Before social media, we had the web, and we had this incredibly unregulated space, but you had to go find this information. Social media turned the internet into a ‘push’ medium akin to television: This content can get pushed to you with you doing very little on your own to be exposed to it. That’s a massive difference. We are only beginning now to appreciate how huge a difference the internet of the late ’90s is from the internet of now. We might need to think the same way and say, ‘Hey, you know what, maybe the regulatory model we apply to social media needs to be different and maybe a bit more restrictive than the one we apply to the web as a whole,’ under the recognition that it operates like a push medium, that there is more opportunity for ill.

CM: Is it just those two steps—push and amplify—that separate social media from radio and TV?

PN: It’s three things: Push, amplify, and target. We’ve never had a broadcast medium that offered the targeting capabilities of what we would call ‘narrowcasting.’ It’s a mass medium and a hyper-targeted medium all rolled up into one, and we’ve never had that before.

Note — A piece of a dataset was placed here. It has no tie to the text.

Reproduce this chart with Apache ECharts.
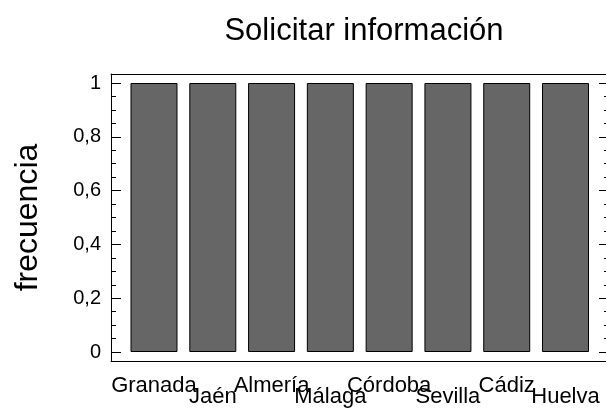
<!DOCTYPE html>
<html>
<head>
<meta charset="utf-8">
<script src="https://cdn.jsdelivr.net/npm/echarts@6/dist/echarts.min.js"></script>
<style>html,body{margin:0;padding:0;background:#fff;}#c{width:606px;height:408px;}</style>
</head>
<body>
<div id="c"></div>
<script>
var categories = ['Granada','Jaén','Almería','Málaga','Córdoba','Sevilla','Cádiz','Huelva'];
var frecuencia = [1,1,1,1,1,1,1,1];
var titleText = 'Solicitar información';
var yName = 'frecuencia';

var FONT = 'Liberation Sans, Arial, Helvetica, sans-serif';
var chart = echarts.init(document.getElementById('c'), null, {renderer:'canvas'});
function fmt(v){ return (v===0||v===1) ? String(v) : v.toFixed(1).replace('.', ','); }
var tickCommon = {
  type:'value', gridIndex:1, min:0, max:1, interval:0.2,
  axisLine:{show:false}, splitLine:{show:false},
  axisTick:{show:true, inside:true, length:10, lineStyle:{color:'#000', width:1}},
  minorTick:{show:true, splitNumber:4, length:5, lineStyle:{color:'#000', width:1}},
  minorSplitLine:{show:false}
};
var option = {
  backgroundColor:'#fff',
  animation:false,
  title:{
    text:titleText, left:359, top:11, textAlign:'center',
    textStyle:{fontFamily:FONT, fontSize:31, fontWeight:'normal', color:'#000'}
  },
  grid:[
    {left:111, right:-3, top:74, bottom:47, containLabel:false},
    {left:124.6, right:11.1, top:83, bottom:56, containLabel:false}
  ],
  xAxis:[
    {type:'value', gridIndex:0, min:0, max:1, position:'bottom',
      axisLine:{show:true, lineStyle:{color:'#000', width:1}}, axisTick:{show:false}, axisLabel:{show:false}, splitLine:{show:false}},
    {type:'value', gridIndex:0, min:0, max:1, position:'top',
      axisLine:{show:true, lineStyle:{color:'#000', width:1}}, axisTick:{show:false}, axisLabel:{show:false}, splitLine:{show:false}},
    {type:'category', gridIndex:1, data:categories, position:'bottom',
      axisLine:{show:false}, axisTick:{show:false}, splitLine:{show:false},
      axisLabel:{
        interval:0, hideOverlap:false, margin:23, verticalAlign:'top', color:'#000',
        fontFamily:FONT, fontSize:22,
        formatter:function(v, i){ return (i % 2 === 0 ? '{a|' : '{b|') + v + '}'; },
        rich:{
          a:{fontFamily:FONT, fontSize:22, lineHeight:22, color:'#000'},
          b:{fontFamily:FONT, fontSize:22, lineHeight:22, color:'#000', padding:[21,0,0,0]}
        }
      }}
  ],
  yAxis:[
    {type:'value', gridIndex:0, min:0, max:1, position:'left',
      axisLine:{show:true, lineStyle:{color:'#000', width:1}}, axisTick:{show:false}, axisLabel:{show:false}, splitLine:{show:false}},
    Object.assign({}, tickCommon, {
      position:'left', offset:13.6,
      name:yName, nameLocation:'middle', nameGap:67, nameRotate:90,
      nameTextStyle:{fontFamily:FONT, fontSize:32, color:'#000'},
      axisLabel:{show:true, margin:10, fontFamily:FONT, fontSize:20, color:'#000', formatter:fmt}
    }),
    Object.assign({}, tickCommon, {
      position:'right', offset:14.1,
      axisLabel:{show:false}
    })
  ],
  series:[{
    type:'bar', xAxisIndex:2, yAxisIndex:1, data:frecuencia,
    barWidth:47,
    itemStyle:{color:'#666666', borderColor:'#000', borderWidth:1},
    emphasis:{disabled:true}
  }]
};
chart.setOption(option);
</script>
</body>
</html>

About a year or so back, Facebook, in response to a lot of this, changed its news feed algorithm to downplay news and provide more prioritization for content being shared from friends and family—but also prioritizing content that generated a reaction. Sure enough, the data seem to suggest that the hyper-partisan news outlets that produce the kinds of stories that get people riled up and that seed conflict, their performance is improving. These decisions that are made to try to help can often backfire, and they get made unilaterally, with no process that these decisions have to go through to be evaluated or to receive feedback from some broader group of stakeholders. And the impact is instantly global, if they choose to roll it out to that degree.

CM: Any other thoughts?

PN: ​No. It’s just getting grim, isn’t it? Can you put the horse back in the barn? But you know what—it’s one of those things, just like with piracy and things like that, you’re never going to completely solve the problem. But once you make the process difficult or inconvenient for the majority of the people, that’s really all you can hope for. If government regulation of these platforms ended up being so onerous that they just decided not to be in the business of allowing news to be shared, great. I think people need to go back to being active seekers of news and information and not just passive receivers of it, because that to me is a big part of what’s problematic now.